I know this is a predictable response, but I think trying to induce the nightmares or horrific experiences is misguided. What's more important than the experiences themselves is your emotional reaction to them, which isn't something you're capable of controlling while dreaming (either not at all with a non-lucid, or only partially while lucid because altered brain function impairs your emotional regulation, among other executive functions). If your focus is your response to the experience upon waking up, then you're closer to being on the right track, but nightmares and horrific experiences aren't necessarily a requirement for developing your mental resilience and how you emotionally react to (negative) things.
What would help better is focusing on these things while awake. I feel like doing it while dreaming is in a sense a form of escape for you from these things. They're a distraction from the real issues affecting you negatively. You're essentially trying to trade one horrific, awful experience you were completely and utterly powerless to do anything about for one that you can "control" (by inducing yourself or becoming lucid during) . The nightmares are, in a sense, "comfortably" horrific and awful because of this, and the more you focus on them and trying to induce them, the more you can distract yourself from the harsh reality you find yourself living in. Like Sageous said, you referring to it as cutting yourself while asleep is a good analogy.
The only real solution here is to acknowledge what you're doing, and to not only face the reality you find yourself in, but find or learn a way to accept it. Not a simple admittal of its factual nature, but rather fully coming to terms with the loss of your significant other and understanding that it is okay that they are gone and that the fact they are gone is going to make you feel certain ways, which are okay to feel. Along with this, it is necessary to accept to the same degree that life goes on. You can't help how you feel, but you can help how you emotionally react to those feelings and come to change and understand a new world outlook or perspective to view reality from that allows for your emotional and psychological healing and recovery.

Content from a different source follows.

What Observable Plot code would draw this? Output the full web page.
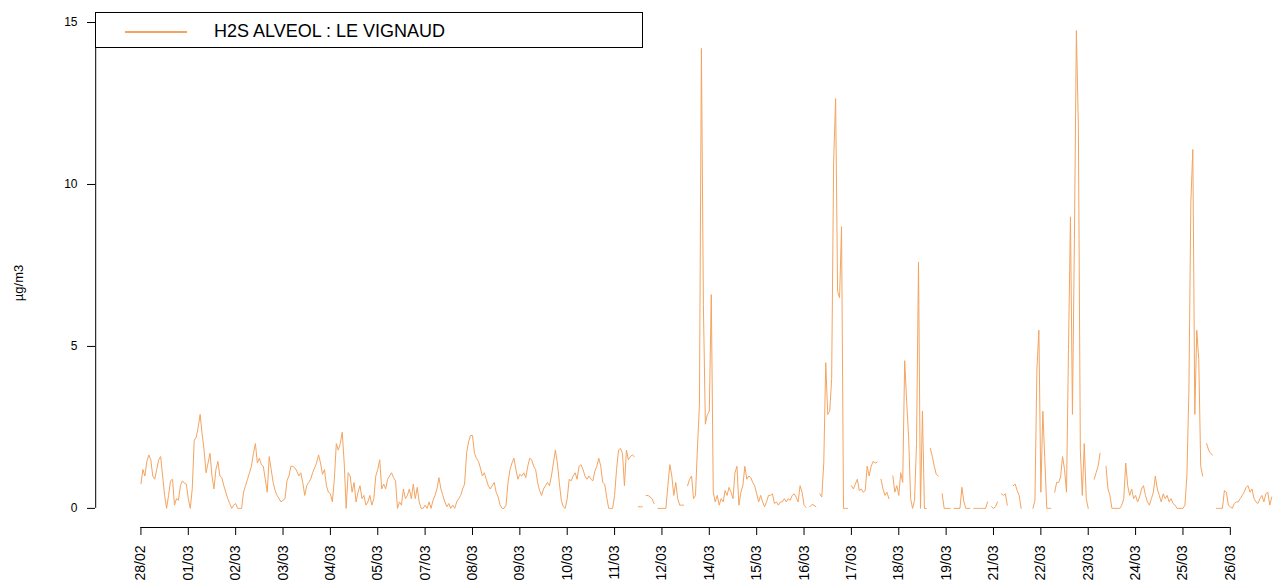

When it comes to losing somebody you love, I find it helps to know that them ever being alive was beautiful, and that it requires that one day they eventually die... which is also beautiful. The experiences you shared, the mark you left on each other, the ways you felt about one another... it all is. The very fact, to me, that I am capable of experiencing grief and having such intimate and powerful feelings about another person, that they could make me feel this way, is something of profound beauty and also something I'm eternally grateful for. Life, to me, would not be worth living if not for the depth and raw power that these kinds of feelings, emotions, and experiences possess. For better or for worse, in life I'm going to know joy, and I'm also going to get deeply, terribly hurt as well. I need to experience both to experience either in the first place, and without them I feel I'd be left with nothing at all.

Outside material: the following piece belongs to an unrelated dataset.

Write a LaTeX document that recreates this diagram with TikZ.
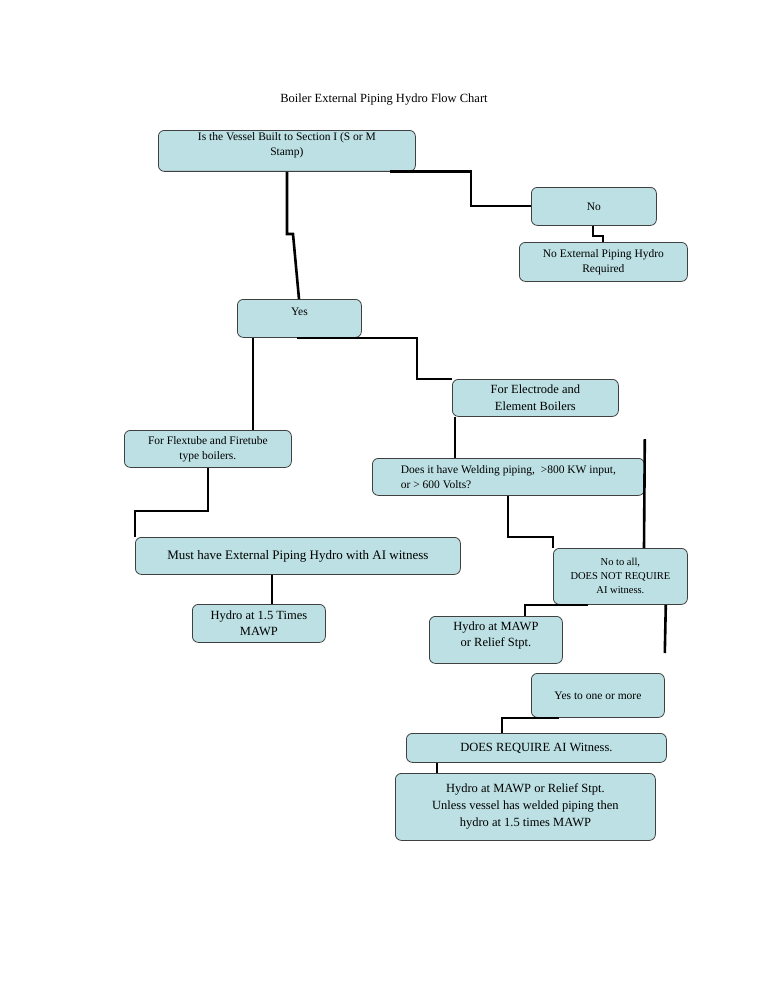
\documentclass[tikz,border=0pt]{standalone}
\usepackage{fontspec}
\setmainfont{Liberation Serif}
\begin{document}
\begin{tikzpicture}[x=1pt,y=-1pt,
  box/.style={draw=black!75,line width=0.8pt,fill=boxc,rounded corners=6pt,anchor=north west,align=center,inner sep=2pt,font=\fontsize{11.5}{15}\selectfont},
  wire/.style={line width=2.6pt,black}]
\definecolor{boxc}{HTML}{BCE0E3}
\useasboundingbox (0,0) rectangle (768,994);
\node[font=\fontsize{12.5}{15}\selectfont] (title) at (384,100) {Boiler External Piping Hydro Flow Chart};
\node[box,minimum width=257,minimum height=38,text depth=14pt] (q) at (158,130) {Is the Vessel Built to Section I (S or M\\Stamp)};
\node[box,minimum width=125,minimum height=38] (no) at (531,187) {No};
\node[box,minimum width=168,minimum height=39] (none) at (519,242) {No External Piping Hydro\\Required};
\node[box,minimum width=124,minimum height=38,text depth=14pt] (yes) at (237,299) {Yes};
\node[box,minimum width=166,minimum height=37,font=\fontsize{12.5}{17}\selectfont] (elec) at (452,379) {For Electrode and\\Element Boilers};
\node[box,minimum width=167,minimum height=37] (flex) at (124,430) {For Flextube and Firetube\\type boilers.};
\node[box,minimum width=272,minimum height=37,align=left] (weld) at (372,458) {Does it have Welding piping,\ \ >800 KW input,\\or > 600 Volts?};
\node[box,minimum width=325,minimum height=37,font=\fontsize{13}{15}\selectfont] (must) at (135,537) {Must have External Piping Hydro with AI witness};
\node[box,minimum width=134,minimum height=56,font=\fontsize{10.5}{14}\selectfont] (noall) at (553,548) {No to all,\\DOES NOT REQUIRE\\AI witness.};
\node[box,minimum width=133,minimum height=38,font=\fontsize{12.5}{16}\selectfont] (h15) at (192,604) {Hydro at 1.5 Times\\MAWP};
\node[box,minimum width=133,minimum height=47,text depth=12pt,font=\fontsize{12.5}{16}\selectfont] (hm) at (429,616) {Hydro at MAWP\\or Relief Stpt.};
\node[box,minimum width=133,minimum height=44] (yes1) at (531,673) {Yes to one or more};
\node[box,minimum width=260,minimum height=29,font=\fontsize{12.5}{15}\selectfont] (req) at (406,733) {DOES REQUIRE AI Witness.};
\node[box,minimum width=260,minimum height=67,font=\fontsize{12.5}{17}\selectfont] (final) at (395,773) {Hydro at MAWP or Relief Stpt.\\Unless vessel has welded piping then\\hydro at 1.5 times MAWP};
% connectors
\draw[wire] ([xshift=232pt]q.south west) -| ([yshift=-19pt]no.north west -| 471,0) -- ([yshift=-19pt]no.north west);
\draw[wire] ([xshift=129pt]q.south west) |- (293,234) -- ([xshift=62pt]yes.north west);
\draw[wire] ([xshift=62pt]no.south west) |- (603,236) -- ([xshift=84pt]none.north west);
\draw[wire] ([xshift=16pt]yes.south west) -- ([xshift=129pt]flex.north west);
\draw[wire] ([xshift=60pt]yes.south west) -| (417,379) -- ([yshift=-0pt]elec.north west);
\draw[wire] ([xshift=3pt]elec.south west) -- ([xshift=83pt]weld.north west);
\draw[wire] ([xshift=84pt]flex.south west) |- (135,511) -- (must.north west);
\draw[wire] ([xshift=136pt]weld.south west) |- (553,537) -- (noall.north west);
\draw[wire] ([yshift=19pt]weld.north east) -- ([xshift=91pt]noall.north west);
\draw[wire] ([xshift=137pt]must.south west) -- ([xshift=80pt]h15.north west);
\draw[wire] ([xshift=35pt]noall.south west) -- ([xshift=-28pt]noall.south west) -- ([xshift=96pt]hm.north west);
\draw[wire] ([xshift=-22pt]noall.south east) -- ([yshift=20pt]yes1.north east);
\draw[wire] ([xshift=28pt]yes1.south west) -| ([xshift=96pt]req.north west);
\draw[wire] ([xshift=31pt]req.south west) -- ([xshift=42pt]final.north west);
\end{tikzpicture}
\end{document}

So don't embrace suffering of your own design by inducing horrific nightmares. It's just a way to avoid embracing the suffering of the loss of your loved one, because you are afraid that you will never be able to overcome it and you know that you can't endure the pain of it all indefinitely. If you continue to avoid the healing process by trying to hurt yourself more, eventually you'll be able to get by, but there will always be a void in what feels like your hollow heart. The path you're on now is one where you turn your heart to cold, unfeeling stone so that you never have to hurt again--but what really happens is that you just lose the ability to feel anything at all other than the dull ache of endless tedium, boredom, lacking meaning and purpose, and ennui. Let yourself hurt and to grieve, so that your heart, despite hurting now, will remain one of warmth that beats with life. Eventually you will overcome it, and you will be both a better person for having endured it, and for having known and shared your life with your best friend and deeply loved one.